One of the benefits of organizing events into hierarchies is understanding. That brings us to another concept in CEP:
3. Different personnel need different views of the events in the enterprise, each view related to the role of the person.
For example, a CFO might want a view of the business transactions that are in progress. This knowledge may influence his financial planning. A process architect or business manager on the other hand, might want a more detailed view of the steps in each transaction and also their dependencies on lower level events in order to analyze the impact of application or middleware glitches on the running processes.
Figure 5 depicts role-oriented, real time viewing in a stock trading system. This is a highly event-driven global collaboration between multiple enterprises and individuals over various distributed IT media. Trading events, which may include anything from ticker tape messages to interest rate changes by the Fed, OPEC oil prices, etc., are processed off the messaging infrastructure. Event processing is done by a system of event processing agents (EPAs) — shown as colored boxes with arrows — distributed over the infrastructure. These contain event pattern recognition and processing rules about which we’ll say no more here. Some EPAs filter events, and others aggregate patterns of lower level events into higher level events. And other EPAs process higher level events. This gives us several levels of events derived from the cloud of stock trading events. High level events provide specialized views of the trading activity and are fed graphically to specialist role players.
One view might monitor the performance of a brokerage institution — e.g., how timely is its execution of stop loss orders. Another view might detect patterns of events indicating suspicious situations where SEC regulations such as not trading ahead on a customer’s order, may be violated. Both views use complex events, and the trick is to detect those events.
So, CEP can be used to organize the clouds of events in the infrastructures of our enterprises into hierarchies.

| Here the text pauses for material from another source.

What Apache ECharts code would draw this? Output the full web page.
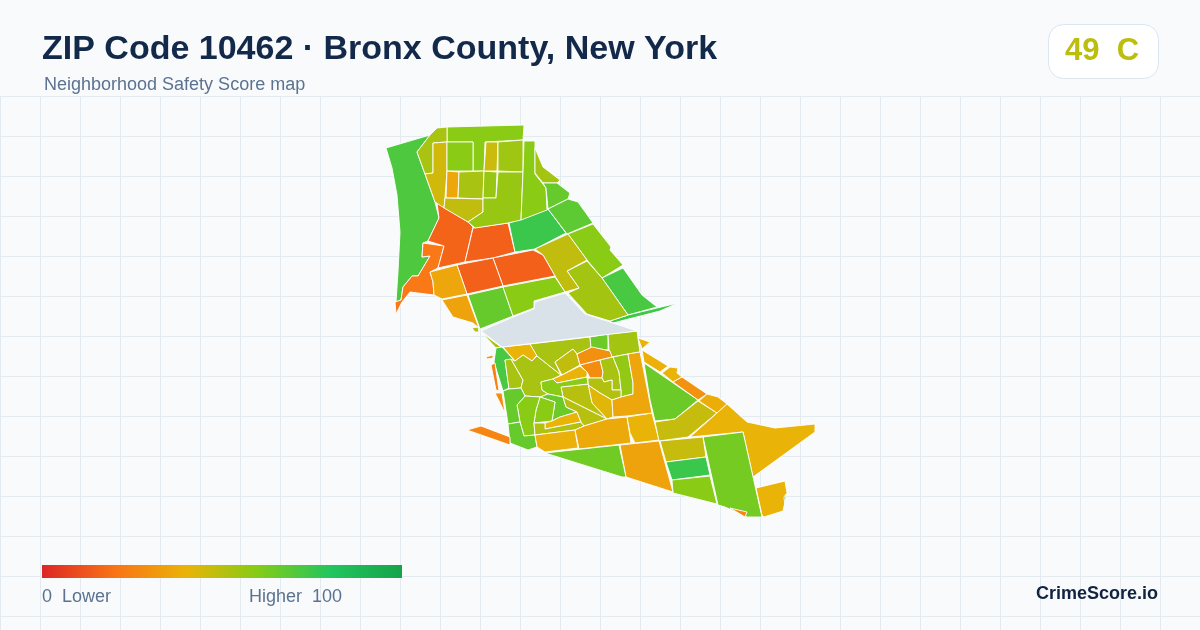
<!DOCTYPE html>
<html>
<head>
<meta charset="utf-8">
<style>
  html, body { margin: 0; padding: 0; background: #f8fafc; }
  #chart { width: 1200px; height: 630px; }
</style>
<script src="https://cdn.jsdelivr.net/npm/echarts@6/dist/echarts.min.js"></script>
</head>
<body>
<div id="chart"></div>
<script>
// tract outlines (map units, y grows downwards)
const tractShapes = [
  // north block
  [[386,148],[430,135],[417,152],[425,174],[435,202],[439,218],[428,241],[423,243],[422,257],[430,256],[418,276],[412,276],[403,287],[401,300],[396,302],[398,272],[400,232],[397,195],[392,168]],
  [[423,243],[444,246],[438,268],[430,272],[433,282],[434,295],[410,292],[402,302],[396,314],[395,302],[401,300],[403,287],[412,276],[418,276],[430,256],[422,257]],
  [[437,203],[468,222],[473,227],[465,262],[438,268],[444,246],[428,241],[439,218]],
  [[473,228],[508,223],[515,252],[493,258],[465,262]],
  [[509,223],[548,209],[566,233],[535,249],[515,252]],
  [[447,127],[524,125],[523,140],[485,142],[484,171],[473,171],[473,142],[447,142]],
  [[437,128],[447,127],[447,142],[433,143],[433,173],[425,174],[417,152],[430,135]],
  [[433,143],[447,142],[447,171],[445,198],[444,208],[435,202],[425,174],[433,173]],
  [[447,142],[473,142],[473,171],[447,171]],
  [[447,171],[459,172],[458,198],[446,198]],
  [[459,172],[484,171],[483,199],[458,198]],
  [[445,198],[483,199],[483,212],[468,222],[444,208]],
  [[484,171],[497,172],[496,198],[483,198]],
  [[486,142],[498,142],[497,171],[484,171]],
  [[498,142],[523,140],[523,172],[498,171]],
  [[498,172],[523,172],[521,220],[508,223],[475,228],[468,222],[483,212],[483,198],[496,198]],
  [[524,141],[535,141],[535,174],[546,188],[547,210],[521,220],[523,172]],
  [[535,148],[543,167],[560,180],[557,183],[543,183],[535,173]],
  [[543,183],[557,183],[570,193],[568,199],[548,209],[546,188]],
  [[568,199],[578,202],[593,223],[567,234],[548,209]],
  [[568,234],[593,224],[611,247],[610,250],[623,265],[602,278],[587,260]],
  [[602,278],[623,268],[642,295],[657,307],[628,315]],
  [[610,321],[628,315],[657,308],[678,303],[660,311],[613,323]],
  [[567,271],[587,261],[602,278],[628,315],[610,321],[587,314],[568,293],[579,288]],
  [[535,249],[568,234],[587,260],[567,271],[579,288],[565,292],[555,276],[543,255]],
  [[493,258],[533,250],[543,255],[555,276],[503,286]],
  [[457,265],[493,258],[503,286],[467,294]],
  [[430,272],[457,265],[467,294],[442,299],[434,295],[433,282]],
  [[442,300],[467,295],[479,328],[473,323],[453,317]],
  [[472,328],[478,327],[479,332],[475,332]],
  [[468,295],[503,287],[513,316],[480,329]],
  [[503,287],[555,277],[565,292],[534,301],[534,308],[513,316]],
  // south block
  [[482,333],[501,347],[496,348]],
  [[503,347],[530,344],[537,355],[532,361],[523,355],[515,361]],
  [[496,348],[502,347],[514,360],[505,360],[509,388],[503,391],[494,362]],
  [[505,360],[511,359],[523,380],[521,388],[509,389]],
  [[511,359],[515,361],[523,355],[532,361],[537,356],[561,375],[553,379],[541,382],[542,390],[548,394],[540,397],[525,396],[521,388],[523,380]],
  [[530,344],[590,337],[591,348],[577,354],[573,349],[555,362],[561,375],[537,356]],
  [[555,362],[573,349],[577,354],[580,365],[562,375]],
  [[590,337],[608,334],[608,350],[591,348]],
  [[608,334],[637,331],[640,352],[628,354],[612,357],[609,350]],
  [[577,354],[592,347],[610,351],[612,357],[588,363],[580,365]],
  [[580,365],[588,363],[600,360],[603,372],[602,378],[590,378],[587,372]],
  [[553,379],[562,375],[580,366],[587,372],[587,377],[557,383]],
  [[600,360],[613,357],[619,372],[621,390],[612,390],[612,380],[604,382],[602,378],[603,372]],
  [[613,357],[628,354],[633,383],[633,394],[621,397],[621,390],[619,372]],
  [[588,378],[602,378],[604,382],[612,380],[612,390],[621,390],[621,397],[612,400],[600,393],[588,385]],
  [[588,385],[600,393],[612,400],[613,417],[607,419],[592,403]],
  [[561,387],[588,384],[592,403],[607,419],[563,397]],
  [[541,382],[553,379],[557,383],[587,377],[588,384],[561,387],[563,397],[548,394],[542,390]],
  [[548,394],[563,397],[566,407],[577,412],[560,417],[552,421],[555,402],[540,397]],
  [[540,397],[555,402],[552,421],[534,423],[536,410]],
  [[525,396],[540,397],[536,410],[534,423],[535,435],[524,436],[520,422],[517,405]],
  [[503,391],[509,389],[521,388],[525,396],[517,405],[520,422],[508,424]],
  [[508,424],[520,422],[524,436],[535,435],[537,447],[528,450],[510,443]],
  [[545,423],[552,421],[560,417],[577,412],[581,422],[545,429]],
  [[534,423],[545,423],[545,429],[581,422],[584,426],[575,430],[535,435]],
  [[563,397],[607,419],[584,426],[581,422],[577,412],[566,407]],
  [[535,435],[575,430],[578,448],[545,452],[537,447]],
  [[575,430],[584,426],[607,419],[627,417],[631,443],[579,449]],
  [[627,417],[652,413],[659,440],[635,443],[630,433]],
  [[628,354],[640,352],[652,413],[627,416],[613,417],[612,400],[621,397],[633,394],[633,383]],
  [[644,363],[698,400],[675,419],[655,421],[650,400]],
  [[655,422],[675,419],[698,401],[717,413],[688,437],[659,441]],
  [[638,338],[650,342],[642,349]],
  [[642,350],[668,366],[660,372],[644,362]],
  [[670,367],[678,368],[677,373],[682,377],[673,382],[662,373]],
  [[682,377],[707,394],[698,400],[673,382]],
  [[707,394],[718,397],[727,404],[717,413],[699,401]],
  [[727,404],[747,422],[775,428],[815,424],[815,432],[753,477],[743,432],[690,437],[717,413]],
  [[703,437],[743,432],[762,517],[747,517],[725,507],[718,505]],
  [[730,508],[747,512],[745,517]],
  [[756,488],[785,481],[787,493],[783,511],[764,517],[762,515]],
  [[784,497],[786,494],[785,507]],
  [[660,441],[703,437],[706,457],[666,462]],
  [[666,462],[706,457],[710,475],[672,480]],
  [[672,480],[710,476],[717,504],[673,493]],
  [[620,445],[659,441],[673,492],[626,477]],
  [[545,453],[619,445],[626,477],[622,477]],
  [[486,357],[493,355],[493,358],[487,359]],
  [[491,365],[495,363],[499,391],[496,390]],
  [[495,393],[502,393],[505,413]],
  [[467,430],[481,426],[510,437],[510,445]]
];

// score per tract, same order as tractShapes
const tractScores = [
  71, 22, 16, 15, 75, 59, 53, 45, 59, 36, 53, 48, 56, 46, 55, 56, 59, 54, 66, 68,
  59, 72, 74, 54, 48, 15, 15, 36, 35, 53, 66, 59,
  53, 40, 72, 53, 53, 53, 48, 65, 54, 29, 28, 40, 53, 57, 51, 42, 50, 59, 65, 59,
  59, 66, 66, 40, 51, 50, 39, 37, 40, 36, 65, 47, 40, 39, 40, 30, 38, 40, 63, 26,
  40, 70, 47, 75, 59, 35, 64, 28, 24, 28, 26
];

// the grey parcel has no score
const noDataShape = [[481,331],[513,317],[534,309],[535,302],[565,293],[585,314],[610,322],[637,331],[502,347]];

const scaleColors = ["#dc2626", "#f97316", "#eab308", "#84cc16", "#22c55e", "#16a34a"];

const titleText = "ZIP Code 10462 · Bronx County, New York";
const subtitleText = "Neighborhood Safety Score map";
const gradeText = "49  C";

const features = tractShapes.map((ring, i) => ({
  type: "Feature",
  properties: { name: "tract" + i },
  geometry: { type: "Polygon", coordinates: [ring.concat([ring[0]])] }
}));
features.push({
  type: "Feature",
  properties: { name: "noData" },
  geometry: { type: "Polygon", coordinates: [noDataShape.concat([noDataShape[0]])] }
});
echarts.registerMap("zip10462", { type: "FeatureCollection", features: features });

// fit the map box to the traced outlines so nothing gets stretched
const allPoints = tractShapes.flat().concat(noDataShape);
const xs = allPoints.map(p => p[0]);
const ys = allPoints.map(p => p[1]);
const minX = Math.min(...xs), maxX = Math.max(...xs);
const minY = Math.min(...ys), maxY = Math.max(...ys);

const chart = echarts.init(document.getElementById("chart"), null, { renderer: "canvas" });

const font = "'Liberation Sans', Arial, sans-serif";

chart.setOption({
  animation: false,
  backgroundColor: "#f8fafc",
  title: [
    { text: titleText, left: 42, top: 33, padding: 0,
      textStyle: { fontFamily: font, fontSize: 34, fontWeight: "bold", color: "#12294a" } },
    { text: subtitleText, left: 44, top: 76, padding: 0,
      textStyle: { fontFamily: font, fontSize: 18, fontWeight: "normal", color: "#5b7391" } },
    { text: gradeText, left: 1065, top: 36, padding: 0,
      textStyle: { fontFamily: font, fontSize: 31, fontWeight: "bold", color: "#bcbe0e" } },
    { text: "0  Lower", left: 42, top: 588, padding: 0,
      textStyle: { fontFamily: font, fontSize: 18, fontWeight: "normal", color: "#5b7391" } },
    { text: "Higher  100", left: 249, top: 588, padding: 0,
      textStyle: { fontFamily: font, fontSize: 18, fontWeight: "normal", color: "#5b7391" } },
    { text: "CrimeScore.io", right: 42, top: 585, padding: 0,
      textStyle: { fontFamily: font, fontSize: 18, fontWeight: "bold", color: "#12233f" } }
  ],
  graphic: [
    { type: "rect", z: 2, shape: { x: 1048.5, y: 24.5, width: 110, height: 54, r: 15 },
      style: { fill: "#ffffff", stroke: "#dfe5ee", lineWidth: 1 } },
    // legend bar, same colours as the visualMap below
    { type: "rect", z: 2, shape: { x: 42, y: 565, width: 360, height: 13 },
      style: { fill: new echarts.graphic.LinearGradient(0, 0, 1, 0,
        scaleColors.map((c, i) => ({ offset: i / (scaleColors.length - 1), color: c }))) } }
  ],
  grid: { left: 0, right: 0, top: 96, bottom: 0 },
  xAxis: {
    type: "value", min: 0, max: 1200, interval: 40,
    axisLine: { show: false }, axisTick: { show: false }, axisLabel: { show: false },
    splitLine: { show: true, lineStyle: { color: "#e3ebf0", width: 1 } }
  },
  yAxis: {
    type: "value", inverse: true, min: 0, max: 534, interval: 40,
    axisLine: { show: false }, axisTick: { show: false }, axisLabel: { show: false },
    splitLine: { show: true, lineStyle: { color: "#e3ebf0", width: 1 } }
  },
  visualMap: {
    type: "continuous", min: 0, max: 100, show: false,
    inRange: { color: scaleColors },
    seriesIndex: 0
  },
  series: [
    {
      type: "map",
      map: "zip10462",
      projection: { project: p => p, unproject: p => p },
      left: minX, top: minY, width: maxX - minX, height: maxY - minY,
      roam: false, silent: true, selectedMode: false,
      label: { show: false },
      emphasis: { disabled: true },
      itemStyle: { areaColor: "#d9e1e9", borderColor: "#ffffff", borderWidth: 0.9 },
      data: tractScores.map((v, i) => ({ name: "tract" + i, value: v }))
    }
  ]
});
</script>
</body>
</html>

If you don’t do that you just have a cloud of events in which you cannot see the business significance of anything. Indeed CEP is also used to create new events, like transaction views, that infer information from other events. The higher level events are complex in the sense that they are aggregated from patterns of lower level events. They contain data from the patterns that is needed to make decisions and perform various management roles. Complex in how they happen, yes. But also simpler to understand. The fact is, we deal with complex events every day of our lives.